Vermiculite rising

By Siobhan Lismore-Scott
Published: Thursday, 28 June 2018

New supply from Uganda and Turkey pushed up global vermiculite production in 2017. Meanwhile, prices have increased out of the United States because customers are demanding higher grades.

Vermiculite is a hydrated magnesium-aluminium silicate - its typical composition is 38-46% silica (SiO2), 10-16% alumina (Al2O3), 16-35% magnesia (MgO) and other compounds such as calcium, iron, potassium and titanium oxide. 

Owing to its lamellar structure, similar to that of mica, vermiculite expands 6-30 times the original volume of vermiculite concentrate when heated above 870°C (1,598°F) through a process called exfoliation.

Exfoliated vermiculite is chemically inert, with a melting temperature of between 1,200°C (2,192°F) and 1,320°C (2,408°F).
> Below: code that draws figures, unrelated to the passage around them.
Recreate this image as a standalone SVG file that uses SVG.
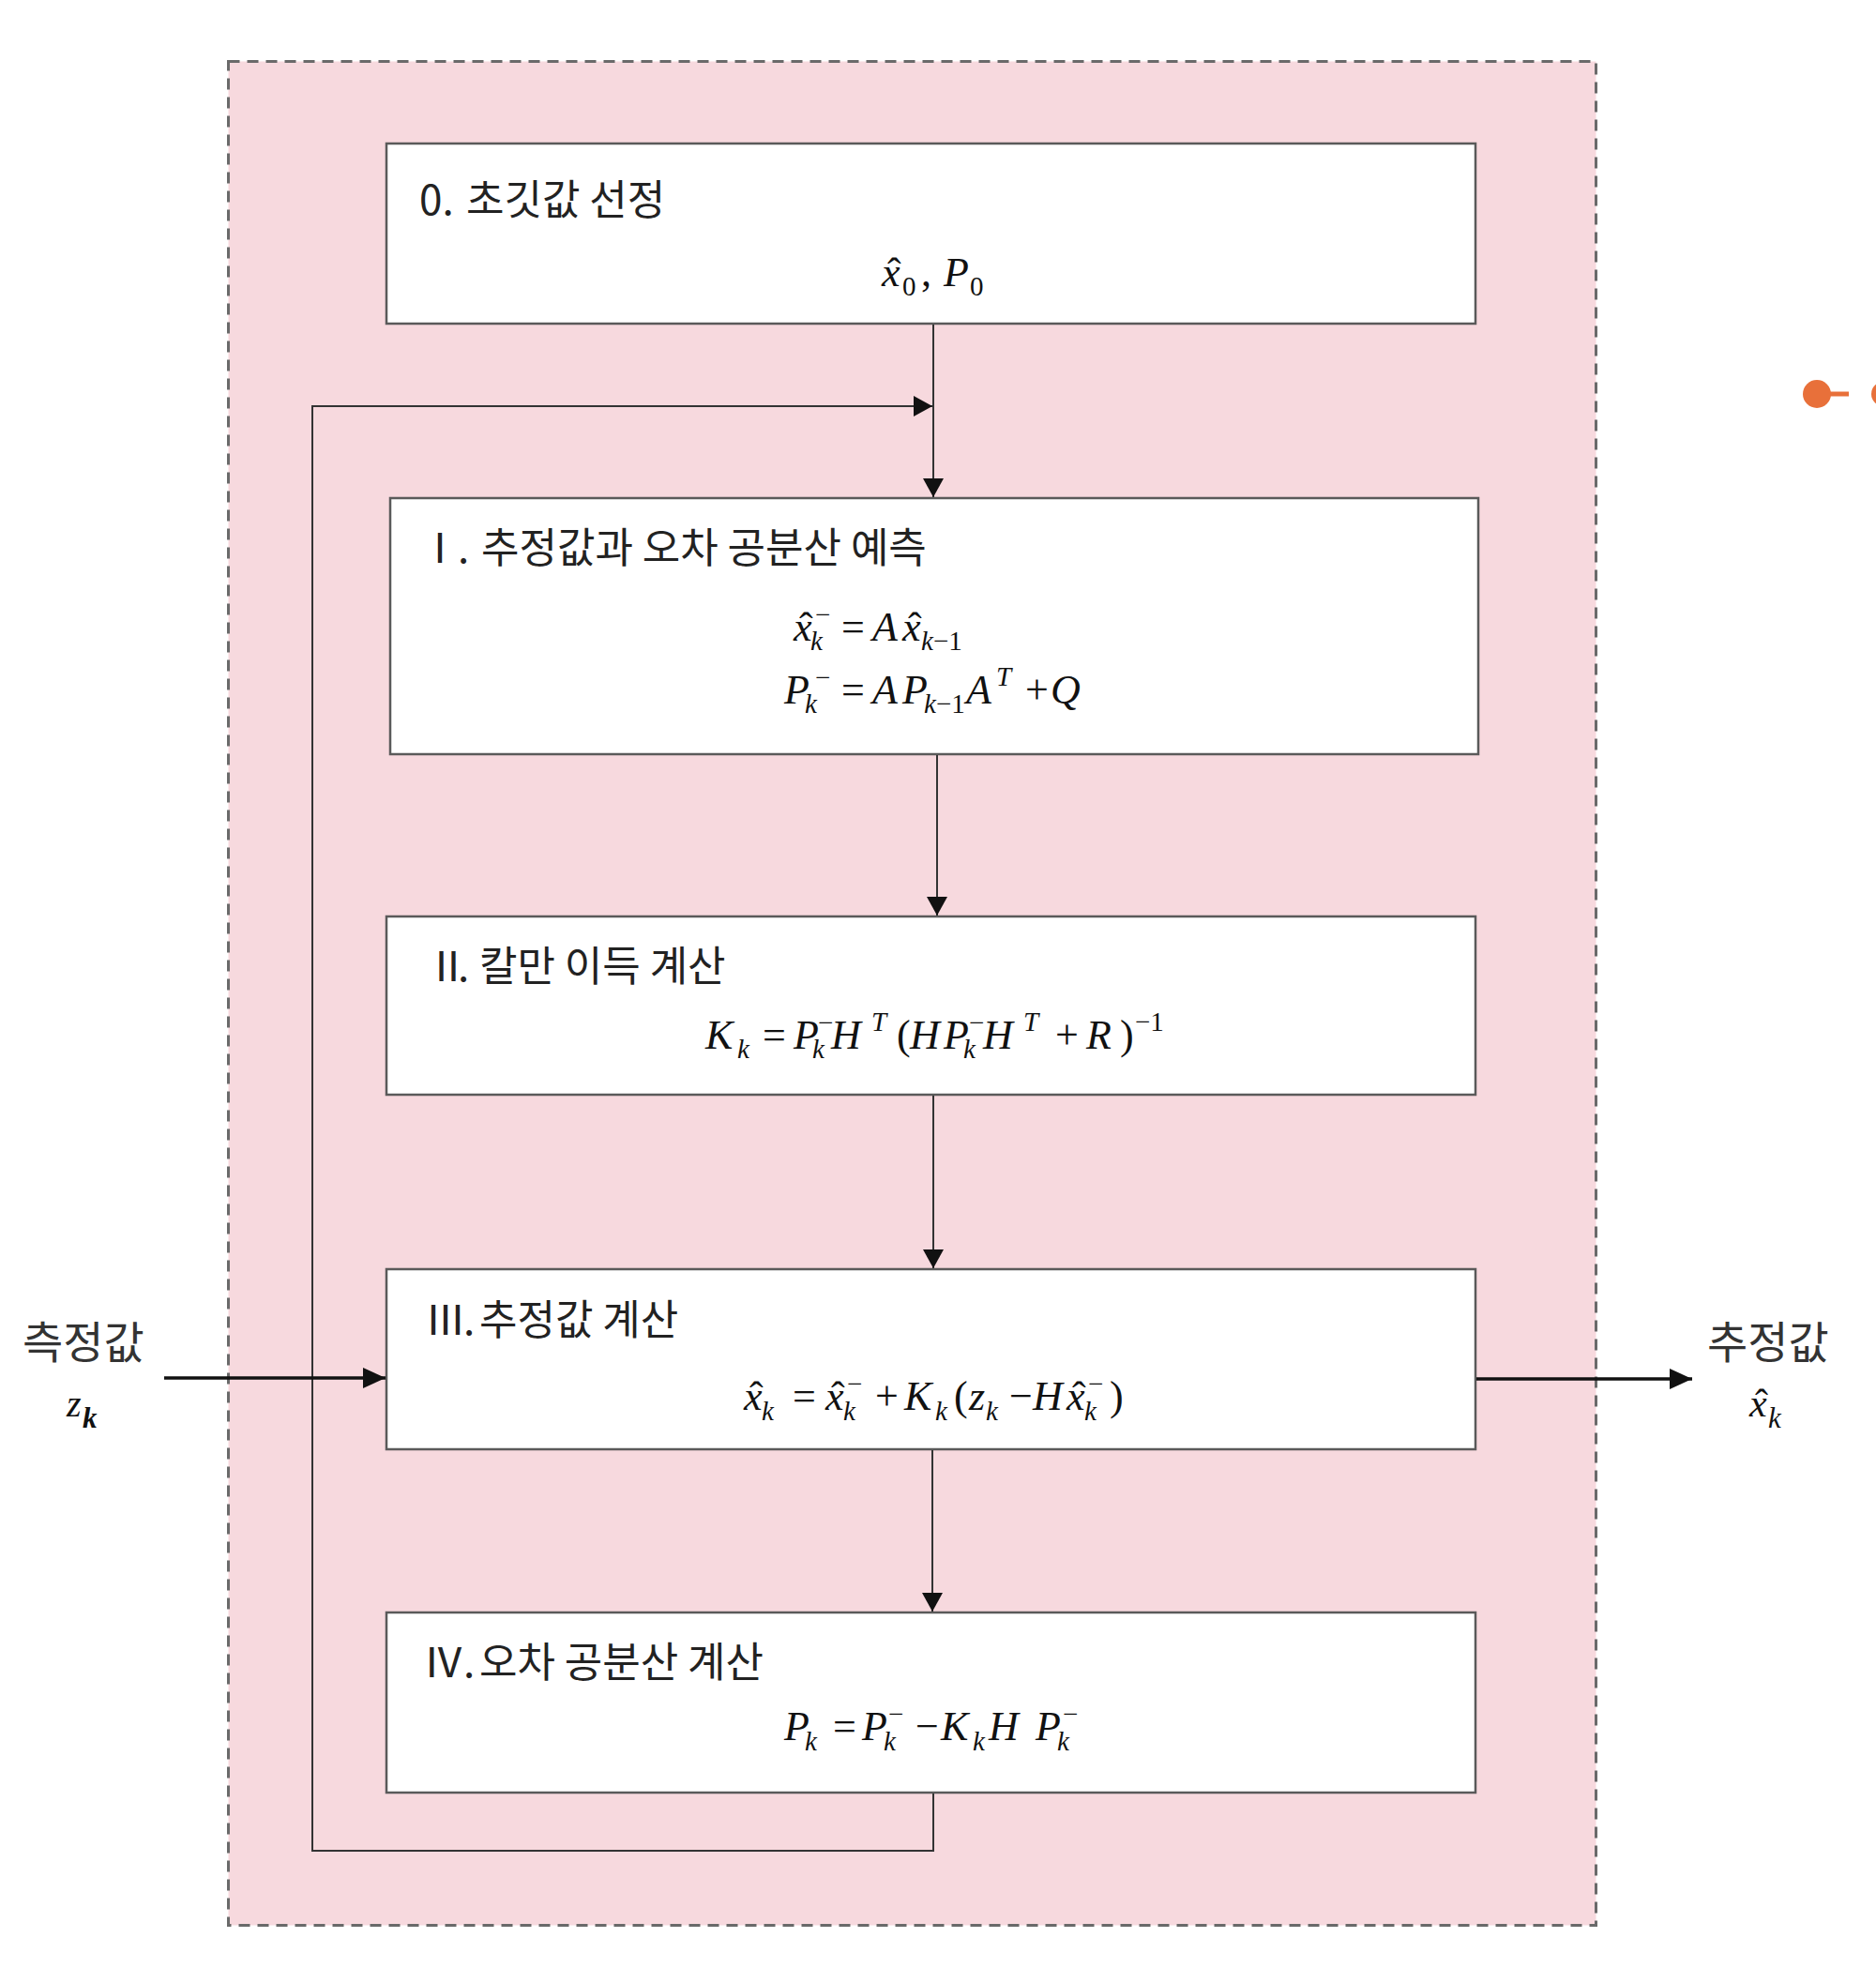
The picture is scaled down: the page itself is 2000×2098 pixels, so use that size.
<svg xmlns="http://www.w3.org/2000/svg" width="2000" height="2098" viewBox="0 0 2000 2098">
<style>
.box{fill:#ffffff;stroke:#5a5a5a;stroke-width:2.5}
.ko{font-family:"Noto Sans CJK KR","Noto Sans",sans-serif;font-size:44px;fill:#222}
.lab{font-family:"Noto Sans CJK KR","Noto Sans",sans-serif;font-size:47px;fill:#333}
.m{font-family:"Liberation Serif","Times New Roman",serif;font-size:44px;fill:#111}
.i{font-style:italic}
.s{font-size:29px}
.h{font-style:normal}
.ln{fill:none;stroke:#333;stroke-width:2}
.thick{fill:none;stroke:#111;stroke-width:3.5}
</style>
<defs>
<marker id="ah" viewBox="0 0 20 22" refX="20" refY="11" markerWidth="20" markerHeight="22" markerUnits="userSpaceOnUse" orient="auto">
<path d="M0,0 L20,11 L0,22 Z" fill="#111"/>
</marker>
<marker id="ahb" viewBox="0 0 24 22" refX="24" refY="11" markerWidth="24" markerHeight="22" markerUnits="userSpaceOnUse" orient="auto">
<path d="M0,0 L24,11 L0,22 Z" fill="#111"/>
</marker>
</defs>
<rect width="2000" height="2098" fill="#ffffff"/>
<g id="container">
<rect x="243.5" y="65.5" width="1458" height="1987" fill="#f7d9de" stroke="#6a6a6a" stroke-width="3" stroke-dasharray="12 8"/>
</g>

<g id="node0">
<rect class="box" x="412" y="153" width="1161" height="192"/>
<text class="ko" x="447" y="229">0.<tspan x="497">초깃값 선정</tspan></text>
<text class="m">
<tspan class="i" x="940" y="305">x</tspan><tspan class="h" x="946" y="305">ˆ</tspan><tspan class="s" x="962" y="315">0</tspan><tspan x="982" y="305">,</tspan><tspan class="i" x="1006" y="305">P</tspan><tspan class="s" x="1034" y="315">0</tspan>
</text>
</g>

<g id="node1">
<rect class="box" x="416" y="531" width="1160" height="273"/>
<text class="ko" y="600"><tspan x="447">Ⅰ</tspan><tspan x="488">.</tspan><tspan x="513">추정값과 오차 공분산 예측</tspan></text>
<text class="m">
<tspan class="i" x="846" y="683">x</tspan><tspan x="852" y="683">ˆ</tspan><tspan class="s" x="869" y="665">−</tspan><tspan class="s i" x="864" y="693">k</tspan><tspan x="897" y="683">=</tspan><tspan class="i" x="930" y="683">A</tspan><tspan class="i" x="962" y="683">x</tspan><tspan x="968" y="683">ˆ</tspan><tspan class="s i" x="982" y="693">k</tspan><tspan class="s">−1</tspan>
</text>
<text class="m">
<tspan class="i" x="836" y="750">P</tspan><tspan class="s" x="869" y="732">−</tspan><tspan class="s i" x="858" y="760">k</tspan><tspan x="897" y="750">=</tspan><tspan class="i" x="930" y="750">A</tspan><tspan class="i" x="962" y="750">P</tspan><tspan class="s i" x="985" y="760">k</tspan><tspan class="s">−1</tspan><tspan class="i" x="1030" y="750">A</tspan><tspan class="s i" x="1062" y="731">T</tspan><tspan x="1093" y="750">+</tspan><tspan class="i" x="1120" y="750">Q</tspan>
</text>
</g>

<g id="node2">
<rect class="box" x="412" y="977" width="1161" height="190"/>
<text class="ko" y="1046"><tspan x="455">Ⅱ</tspan><tspan x="488">.</tspan><tspan x="511">칼만 이득 계산</tspan></text>
<text class="m">
<tspan class="i" x="752" y="1118">K</tspan><tspan class="s i" x="786" y="1128">k</tspan><tspan x="813" y="1118">=</tspan><tspan class="i" x="846" y="1118">P</tspan><tspan class="s" x="872" y="1100">−</tspan><tspan class="s i" x="866" y="1128">k</tspan><tspan class="i" x="886" y="1118">H</tspan><tspan class="s i" x="929" y="1099">T</tspan><tspan x="956" y="1118">(</tspan><tspan class="i" x="970" y="1118">H</tspan><tspan class="i" x="1006" y="1118">P</tspan><tspan class="s" x="1033" y="1100">−</tspan><tspan class="s i" x="1027" y="1128">k</tspan><tspan class="i" x="1048" y="1118">H</tspan><tspan class="s i" x="1091" y="1099">T</tspan><tspan x="1125" y="1118">+</tspan><tspan class="i" x="1158" y="1118">R</tspan><tspan x="1194" y="1118">)</tspan><tspan class="s" x="1210" y="1099">−1</tspan>
</text>
</g>

<g id="node3">
<rect class="box" x="412" y="1353" width="1161" height="192"/>
<text class="ko" y="1423"><tspan x="453">Ⅲ</tspan><tspan x="494">.</tspan><tspan x="511">추정값 계산</tspan></text>
<text class="m">
<tspan class="i" x="793" y="1503">x</tspan><tspan x="799" y="1503">ˆ</tspan><tspan class="s i" x="812" y="1514">k</tspan><tspan x="845" y="1503">=</tspan><tspan class="i" x="880" y="1503">x</tspan><tspan x="886" y="1503">ˆ</tspan><tspan class="s" x="903" y="1485">−</tspan><tspan class="s i" x="899" y="1514">k</tspan><tspan x="933" y="1503">+</tspan><tspan class="i" x="964" y="1503">K</tspan><tspan class="s i" x="997" y="1514">k</tspan><tspan x="1017" y="1503">(</tspan><tspan class="i" x="1033" y="1503">z</tspan><tspan class="s i" x="1051" y="1514">k</tspan><tspan x="1076" y="1503">−</tspan><tspan class="i" x="1101" y="1503">H</tspan><tspan class="i" x="1137" y="1503">x</tspan><tspan x="1143" y="1503">ˆ</tspan><tspan class="s" x="1160" y="1485">−</tspan><tspan class="s i" x="1156" y="1514">k</tspan><tspan x="1183" y="1503">)</tspan>
</text>
</g>

<g id="node4">
<rect class="box" x="412" y="1719" width="1161" height="192"/>
<text class="ko" y="1788"><tspan x="451">Ⅳ</tspan><tspan x="494">.</tspan><tspan x="511">오차 공분산 계산</tspan></text>
<text class="m">
<tspan class="i" x="836" y="1855">P</tspan><tspan class="s i" x="858" y="1866">k</tspan><tspan x="888" y="1855">=</tspan><tspan class="i" x="919" y="1855">P</tspan><tspan class="s" x="947" y="1837">−</tspan><tspan class="s i" x="942" y="1866">k</tspan><tspan x="976" y="1855">−</tspan><tspan class="i" x="1003" y="1855">K</tspan><tspan class="s i" x="1037" y="1866">k</tspan><tspan class="i" x="1054" y="1855">H</tspan><tspan class="i" x="1104" y="1855">P</tspan><tspan class="s" x="1133" y="1837">−</tspan><tspan class="s i" x="1127" y="1866">k</tspan>
</text>
</g>

<g id="input">
<text class="lab" x="24" y="1448">측정값</text>
<text class="m" fill="#444"><tspan class="i" x="71" y="1510" font-size="40">z</tspan><tspan class="i" x="88" y="1522" font-size="31" font-weight="bold">k</tspan></text>
</g>

<g id="output">
<text class="lab" x="1820" y="1448">추정값</text>
<text class="m" fill="#444"><tspan class="i" x="1865" y="1510" font-size="42">x</tspan><tspan x="1871" y="1510" font-size="42">ˆ</tspan><tspan class="i" x="1885" y="1522" font-size="31">k</tspan></text>
</g>

<g id="connectors">
<path class="ln" d="M995 346 V530" marker-end="url(#ah)"/>
<path class="ln" d="M995 1912 V1973 H333 V433 H994" marker-end="url(#ah)"/>
<path class="ln" d="M999 805 V976" marker-end="url(#ah)"/>
<path class="ln" d="M995 1168 V1352" marker-end="url(#ah)"/>
<path class="ln" d="M994 1546 V1718" marker-end="url(#ah)"/>
<path class="thick" d="M175 1469 H411" marker-end="url(#ahb)"/>
<path class="thick" d="M1574 1470 H1804" marker-end="url(#ahb)"/>
</g>

<g id="marker-dot">
<circle cx="1937" cy="420" r="15" fill="#e8703a"/>
<line x1="1950" y1="420" x2="1971" y2="420" stroke="#e8703a" stroke-width="5"/>
<circle cx="2008" cy="420" r="13" fill="#e8703a"/>
</g>
</svg>
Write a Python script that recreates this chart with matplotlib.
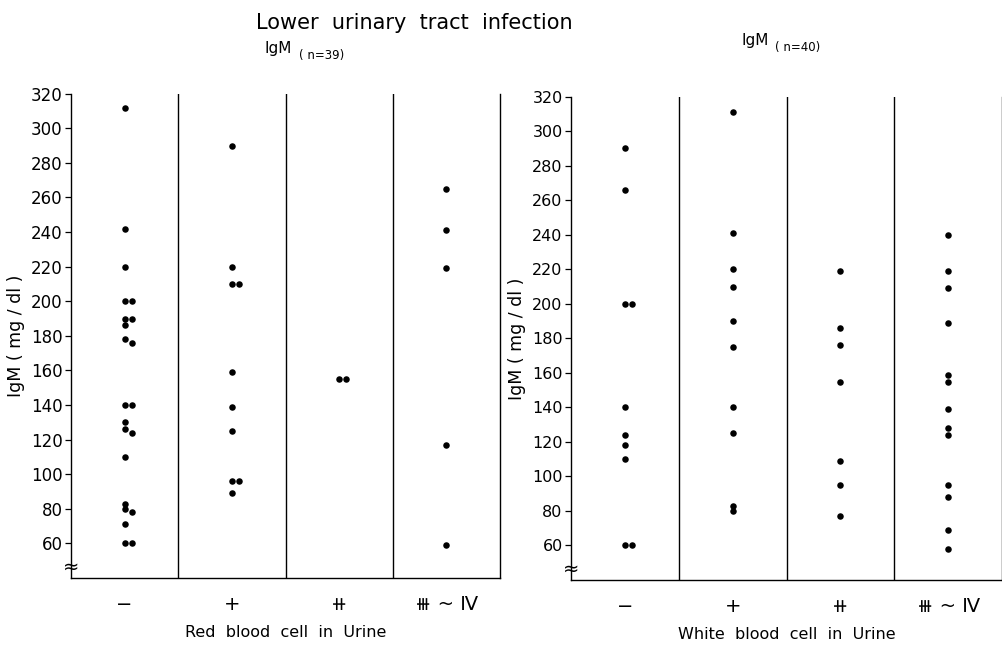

It is non-combustible and is a good insulator of electricity, heat and sound.

Vermiculite is widely used in horticulture, owing to the structure of the mineral, which allows it to control soil moisture and host mineral fertiliser. Because of its specific mineral properties, vermiculite lends itself to a variety of other commercial applications such as in construction and packaging. 

Horticulture accounts for at least 50% of vermiculite’s end market. Other market applications include building plaster; fire protection; refractory; friction linings; special coatings; animal feed; and packaging.

Demand varies between 450,000 tonnes per year and 500,000 tpy, according to Palabora, the world’s largest producer.

New supply

Production of vermiculite increased in 2017 from the previous year via a ramp-up of new facilities in South Africa and Uganda, according to the United States Geological Survey. This year, expansions in Brazil and Turkey have led to expectations of bolstered supply, along with some production increases in China. 

But supply issues in China caused by increased environmental legislation means that the perceived increase in supply may not be as significant as first thought.

"We have not noticed an impact so far in Europe. We do monitor trade statistics and won’t be able to draw comparison until later in the year when new data is available," Richard Knight, Palabora Europe’s commercial director, told Industrial Minerals when questioned on the reported Chinese shutdowns.

Uganda rising

The restart of Namakera by Black Mountain Resources, which acquired the vermiculite mine from African Phosphate Pty Ltd in 2016, raised vermiculite production in Uganda last year.

Prior to African Phosphate owning the mine, it belonged to Rio Tinto.

"[The mine] is considered one of the largest and highest quality vermiculite assets globally,’" brokers Verdant Capital said of the sale.

African Phosphate was listed on the Australian Stock Exchange through a reverse takeover by Black Mountain, which was - somewhat confusingly - renamed African Phosphate following the completion of the process. 

According to the USGS, Ugandan vermiculite production increased to 20,000 tonnes in 2017 from 3,000 tonnes in 2016.

Steady on the US

After South Africa, the largest producer of vermiculite is the US. Two companies in North Carolina and Georgia mine and process the material - they collectively produced 100,000 tonnes in 2017.

Dicalite Management Group recently announced an increase in its vermiculite prices, attributing them to "plant improvements as well as citing its intention of "aggressively exploring additional lands to increase ore reserves."

It did not disclose the size of the rises, which were due to come into effect of July 1.

Dicalite also said it has been "continually adjusting the production conditions to ensure they can produce the grades to match the requirements of the market. The price increases are necessary to mitigate rising costs related to labor, utilities, packaging, and capital investments and allow for more capacity on high demand grades." 

This indicates that demand for higher grades of vermiculite is robust.

Strong demand

Indeed, according to Palabora’s Knight, demand for vermiculite has been strong so far this year, with fresh interest coming from the fire protection product market.

"As this is linked to construction, demand for vermiculite will grow in the parts of the world where there is a concentration of building projects," Knight told Industrial Minerals. "As we approach the mid-point of the year, demand and resulting sales have been very strong."

The company has raised its warehousing capacity in the port of Antwerp and will do likewise in the UK in August to accommodate this extra demand, it said.

"We continue to supply our traditional markets - construction, board and horticultural - and are always keen to work on R&D projects with existing customers or other interested parties, normally educational establishments. Past experience has shown that a new market does not always translate to a spike in volume; it will depend on the actual amount of vermiculite present in the end process or product," Knight added.